You are viewing a plain text version of this content. The canonical link for it is here.
Posted to users@nifi.apache.org by "Paul Gibeault (pagibeault)" <pa...@micron.com> on 2018/08/17 14:08:57 UTC

RE: [EXT] Design pattern advice needed

Bob,
  Even if you were able to manually create the NiFi flow for all 200 tables successfully, you may want to make some change to the flows down the road.  You would have to perform 200 manual changes again.

This may be mitigated slightly by breaking the flows into 2 pieces: Acquisition and Ingestion.  You would have 200 unique Acquisition flows and a single ingestion flow.  You will have to rely on Process Group variables and flow file attributes to accomplish this.
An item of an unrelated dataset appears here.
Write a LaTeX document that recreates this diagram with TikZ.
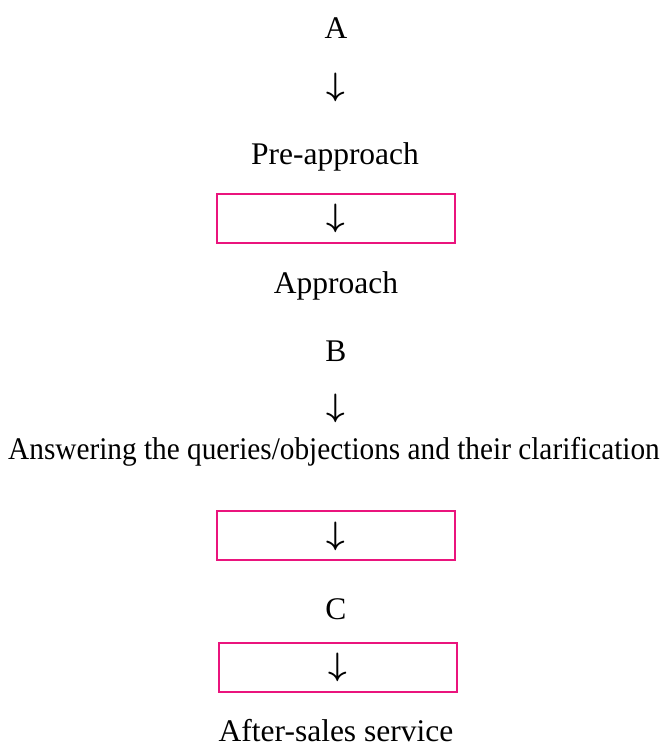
\documentclass[tikz,border=0pt]{standalone}
\usepackage{fontspec}
\setmainfont{Liberation Serif}
\definecolor{boxpink}{RGB}{234,20,125}
\begin{document}
\begin{tikzpicture}[x=1pt,y=-1pt]
\tikzset{lbl/.style={font=\fontsize{31.5}{31.5}\selectfont, inner sep=0pt}}
\tikzset{downlbl/.style={font=\fontsize{24}{24}\selectfont\mathversion{bold}, inner sep=0pt, scale=1.3}}
\tikzset{pinkbox/.style={draw=boxpink, line width=2.5pt}}
\useasboundingbox (0,0) rectangle (665,748);
\node[lbl] (stepA) at (336,28){A};
\node[downlbl] (arr0) at (336,87){$\downarrow$};
\node[lbl] (preapp) at (335,157){Pre-approach};
\draw[pinkbox] (217,194) rectangle (455,243);
\node[downlbl] (arr1) at (336,218){$\downarrow$};
\node[lbl] (app) at (336,286){Approach};
\node[lbl] (stepB) at (336,351){B};
\node[downlbl] (arr2) at (336,408){$\downarrow$};
\node[lbl, xscale=0.93] (answer) at (334,452){Answering the queries/objections and their clarification};
\draw[pinkbox] (217,511) rectangle (455,560);
\node[downlbl] (arr3) at (336,536){$\downarrow$};
\node[lbl] (stepC) at (336,609){C};
\draw[pinkbox] (219,643) rectangle (457,692);
\node[downlbl] (arr4) at (338,667){$\downarrow$};
\node[lbl] (after) at (336,731){After-sales service};
\end{tikzpicture}
\end{document}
I think your answer is automation.  NiFi provides a REST API<https://nifi.apache.org/docs/nifi-docs/rest-api/index.html> for any action you can take in the UI.  This means you can write automation software to analyze the data sources and dynamically build the NiFi Flows.

You do not have to start from scratch, you can make use of this Python API for managing NiFi<https://pypi.org/project/nipyapi/>.  Or you could go with a more fully developed automation approach provided by Kylo<http://kylo.io/>.

Good luck,
Paul Gibeault

From: Kuhfahl, Bob [mailto:rkuhfahl@mitre.org]
Sent: Friday, August 17, 2018 7:55 AM
To: users@nifi.apache.org
Subject: [EXT] Design pattern advice needed

Problem:

  *   Source database with over 200 tables.
  *   Current Nifi ‘system’ we are developing can extract data from those 200 tables into NiFi flows of JSON-formatted data, essentially separate flows for each table with an attribute that indicates the tablename and other useful attributes but NOT the  schema.
  *   Do some data transforms, and prepare it for target database load.  This is where I am struggling.
  *   Large volume of data so we need to batch load using PutDatabaseRecord.
  *   PutDatabaseRecord record readers such as JsonPathReader need attributes defined for each element in the data – I’d need to define over 200 instances of PutDatabaseRecord and route based on the tablename.  Not.
  *   AvroReader seems almost a natural fit, I can InferAvroSchema from the Json, but I’m not finding an easy way to convert the Json to Avro…
  *   CSVReader seems like the only other choice but the manual conversion of formats might also be a pain…

Thoughts on solutions?